There are many similarities in the emphasis of certain numbers in both Greek myths and Christianity. In Greek myth many things came in threes, most famously the three fates. Cronus was overthrown by three of his sons, Cerberus is a three headed dog, and Scylla was a sea monster with six heads (divisible by three). In the Bible there are the three kings, and the Holy Trinity. Another number, twelve, is similar because there are 12 Gods on Mt. Olympus and 12 disciples of Jesus Christ. These similarities point to the fact that the ancient Greeks and the Christians found truth in the same numbers
Modern day Christians practice their religion in churches. They often meet to worship God and to be forgiven of their sins so they can be accepted into heaven.

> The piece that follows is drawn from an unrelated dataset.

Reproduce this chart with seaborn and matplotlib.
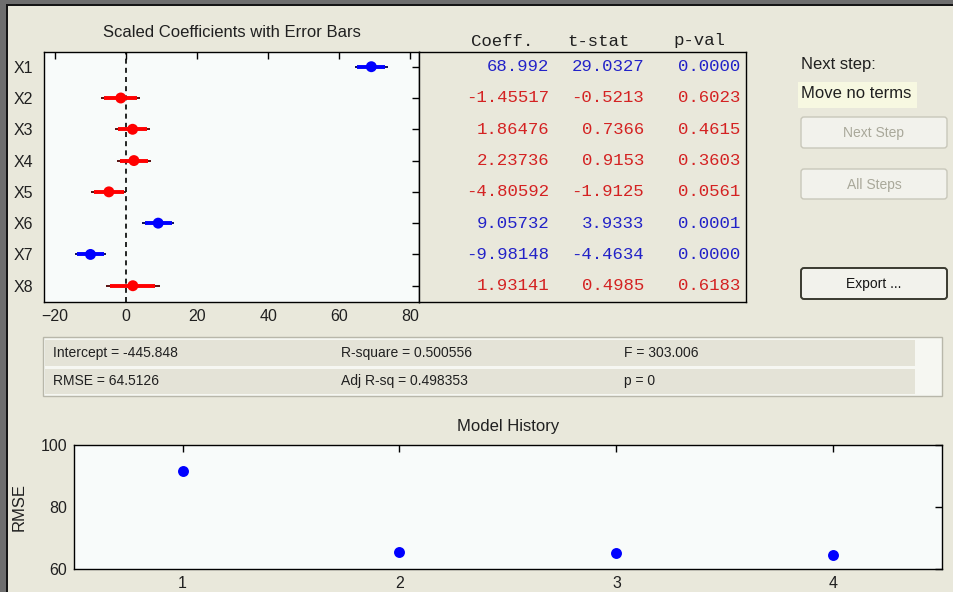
import matplotlib
matplotlib.use("Agg")
import matplotlib.pyplot as plt
import seaborn as sns
import pandas as pd
import numpy as np
from matplotlib.patches import Rectangle, FancyBboxPatch
from matplotlib import font_manager

# ---------------- data ----------------
terms = ["X1", "X2", "X3", "X4", "X5", "X6", "X7", "X8"]
coeff = [68.992, -1.45517, 1.86476, 2.23736, -4.80592, 9.05732, -9.98148, 1.93141]
tstat = [29.0327, -0.5213, 0.7366, 0.9153, -1.9125, 3.9333, -4.4634, 0.4985]
pval = [0.0000, 0.6023, 0.4615, 0.3603, 0.0561, 0.0001, 0.0000, 0.6183]
in_model = [True, False, False, False, False, True, True, False]
ci90_half = [3.91, 4.59, 4.16, 4.02, 4.13, 3.79, 3.68, 6.37]
ci95_half = [4.66, 5.47, 4.96, 4.79, 4.93, 4.51, 4.38, 7.59]
coef_ticks = [-20, 0, 20, 40, 60, 80]

steps = [1, 2, 3, 4]
rmse_history = [91.7, 65.6, 65.3, 64.51]
rmse_ticks = [60, 80, 100]

stats_row1 = ["Intercept = -445.848", "R-square = 0.500556", "F = 303.006"]
stats_row2 = ["RMSE = 64.5126", "Adj R-sq = 0.498353", "p = 0"]
headers = ["Coeff.", "t-stat", "p-val"]

# ---------------- style ----------------
sns.set_theme(style="white")
plt.rcParams["font.family"] = ["Liberation Sans", "DejaVu Sans"]
names = {f.name for f in font_manager.fontManager.ttflist}
TICKFONT = ["Liberation Sans Narrow", "Liberation Sans"] if "Liberation Sans Narrow" in names else ["Liberation Sans"]
TICKSIZE = 12.5 if "Liberation Sans Narrow" in names else 11.5

BG = "#E9E8DB"
AXBG = "#F8FBFA"
BLUE = "#0000FF"
RED = "#FF0000"
TBLUE = "#2222C8"
TRED = "#D42222"

W, H = 954, 592
fig = plt.figure(figsize=(W / 100, H / 100), dpi=100, facecolor=BG)


def rect(x0, y0, x1, y1):
    return [x0 / W, 1 - y1 / H, (x1 - x0) / W, (y1 - y0) / H]


def style_axes(a):
    for s in a.spines.values():
        s.set_color("black")
        s.set_linewidth(1.0)
        s.set_visible(True)


def style_ticks(a):
    for lab in a.get_xticklabels() + a.get_yticklabels():
        lab.set_family(TICKFONT)
        lab.set_fontsize(TICKSIZE)
        lab.set_color("#202020")


df = pd.DataFrame({
    "term": terms,
    "pos": np.arange(1, len(terms) + 1),
    "coeff": coeff,
    "status": ["In" if m else "Out" for m in in_model],
    "ci90": ci90_half,
    "ci95": ci95_half,
})

# ---------------- coefficient plot ----------------
ax = fig.add_axes(rect(44, 52, 419, 302))
ax.set_facecolor(AXBG)
style_axes(ax)
ax.axvline(0, color="black", lw=1.2, ls=(0, (3, 2.5)), zorder=1)
for _, r in df.iterrows():
    inm = r["status"] == "In"
    col = BLUE if inm else RED
    thin = "#10105A" if inm else "#5A1010"
    ax.hlines(r["pos"], r["coeff"] - r["ci95"], r["coeff"] + r["ci95"],
              color=thin, lw=1.4, zorder=2)
    ax.hlines(r["pos"], r["coeff"] - r["ci90"], r["coeff"] + r["ci90"],
              color=col, lw=2.8, zorder=3)
sns.scatterplot(data=df, x="coeff", y="pos", hue="status",
                palette={"In": BLUE, "Out": RED}, s=62, linewidth=0,
                legend=False, ax=ax, zorder=4)
ax.set_xlim(-23.05, 82.4)
ax.set_ylim(8.52, 0.53)
ax.set_yticks(df["pos"], terms)
ax.set_xticks(coef_ticks)
ax.set_xlabel("")
ax.set_ylabel("")
ax.tick_params(direction="in", top=True, right=True, length=5, width=1,
               colors="black")
ax.tick_params(axis="y", pad=8)
ax.tick_params(axis="x", pad=5)
style_ticks(ax)
ax.set_title("Scaled Coefficients with Error Bars", fontsize=12, pad=11,
             color="#202020")

# ---------------- table ----------------
tax = fig.add_axes(rect(419, 52, 746, 302))
tax.set_facecolor(BG)
style_axes(tax)
tax.set_xlim(419, 746)
tax.set_ylim(8.52, 0.53)
tax.set_xticks([])
tax.set_yticks([])
mono = ["Liberation Mono", "DejaVu Sans Mono"]
for i, p in enumerate(df["pos"]):
    col = TBLUE if in_model[i] else TRED
    tax.text(549, p, "{:.6g}".format(coeff[i]), ha="right", va="center",
             family=mono, fontsize=12.5, color=col)
    tax.text(644, p, "{:.4f}".format(tstat[i]), ha="right", va="center",
             family=mono, fontsize=12.5, color=col)
    tax.text(740, p, "{:.4f}".format(pval[i]), ha="right", va="center",
             family=mono, fontsize=12.5, color=col)

# ---------------- overlay (UI elements, pixel coords) ----------------
ov = fig.add_axes([0, 0, 1, 1], zorder=10)
ov.set_xlim(0, W)
ov.set_ylim(H, 0)
ov.axis("off")
ov.patch.set_alpha(0)

# outer window border (left and top)
ov.add_patch(Rectangle((0, 0), 6, H, fc="#6E6E6E", ec="none"))
ov.add_patch(Rectangle((6, 4), 2, H, fc="#151515", ec="none"))
ov.add_patch(Rectangle((0, 0), W, 4, fc="#6E6E6E", ec="none"))
ov.add_patch(Rectangle((6, 4), W - 6, 2, fc="#151515", ec="none"))

# table headers
for hx, htxt in zip([502, 599, 699], headers):
    ov.text(hx, 41, htxt, ha="center", va="center", family=mono,
            fontsize=12.5, color="#202020")

# right panel
ov.text(801, 64, "Next step:", ha="left", va="center", fontsize=12,
        color="#202020")
ov.add_patch(Rectangle((798, 82), 119, 26, fc="#F7F8E1", ec="none"))
ov.text(801, 93, "Move no terms", ha="left", va="center", fontsize=12,
        color="#202020")
for (y0, y1, label, ec, tc, lw) in [
        (117, 148, "Next Step", "#C8C7BA", "#A9A89A", 1.0),
        (169, 199, "All Steps", "#C8C7BA", "#A9A89A", 1.0),
        (268, 299, "Export ...", "#3A3A30", "#151515", 1.4)]:
    ov.add_patch(FancyBboxPatch((801, y0), 146, y1 - y0,
                                boxstyle="round,pad=0,rounding_size=3",
                                fc="#F2F2EC", ec=ec, lw=lw))
    ov.text(874, (y0 + y1) / 2 + 0.5, label, ha="center", va="center",
            fontsize=10, color=tc)

# stats panel
ov.add_patch(Rectangle((43, 337), 899, 59, fc="#F6F7F2", ec="#B8B7AA", lw=1.0))
ov.add_patch(Rectangle((45, 340), 870, 26, fc="#E4E3D7", ec="none"))
ov.add_patch(Rectangle((45, 369), 870, 25, fc="#E4E3D7", ec="none"))
for x, t1, t2 in zip([53, 341, 624], stats_row1, stats_row2):
    ov.text(x, 353, t1, ha="left", va="center", fontsize=10, color="#202020")
    ov.text(x, 381, t2, ha="left", va="center", fontsize=10, color="#202020")

# ---------------- model history ----------------
bx = fig.add_axes(rect(74, 445, 942, 569))
bx.set_facecolor(AXBG)
style_axes(bx)
sns.scatterplot(x=steps, y=rmse_history, color=BLUE, s=62, linewidth=0,
                ax=bx, zorder=4)
bx.set_xlim(0.5, 4.5)
bx.set_ylim(60, 100)
bx.set_xticks(steps)
bx.set_yticks(rmse_ticks)
bx.tick_params(direction="in", top=True, right=True, length=5, width=1,
               colors="black")
bx.tick_params(axis="y", pad=5)
bx.tick_params(axis="x", pad=5)
style_ticks(bx)
bx.set_ylabel("RMSE", fontsize=12, labelpad=10, color="#202020")
bx.set_title("Model History", fontsize=12, pad=10, color="#202020")

fig.savefig("out.png", dpi=100, facecolor=BG)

Christianity is a religion that preaches of life after death. In the times of ancient Greeks there weren’t any churches, rather, religious cults that met to worship Hades. The attendees of the cult believed in the promise of life after death, and believed ‘praying’ to Hades would liberate their fear of death, and eventually make them immortal. Although Christians pray to God in hopes of living eternally in heaven, the ancient Greeks pictured the same afterlife but instead, they prayed to Hades to avoid death.
Although religion and mythology are two different things, the parallels between the ancient Greek myth and modern day Christianity are hard to ignore. The Bible stories are quite similar to those of the ancient Greeks. There is a main God, who cares and protects his people. Those Gods will properly protect his people, as well as punish them when needed. Delving into the two topics it is obvious that there are just as many similarities as there are differences.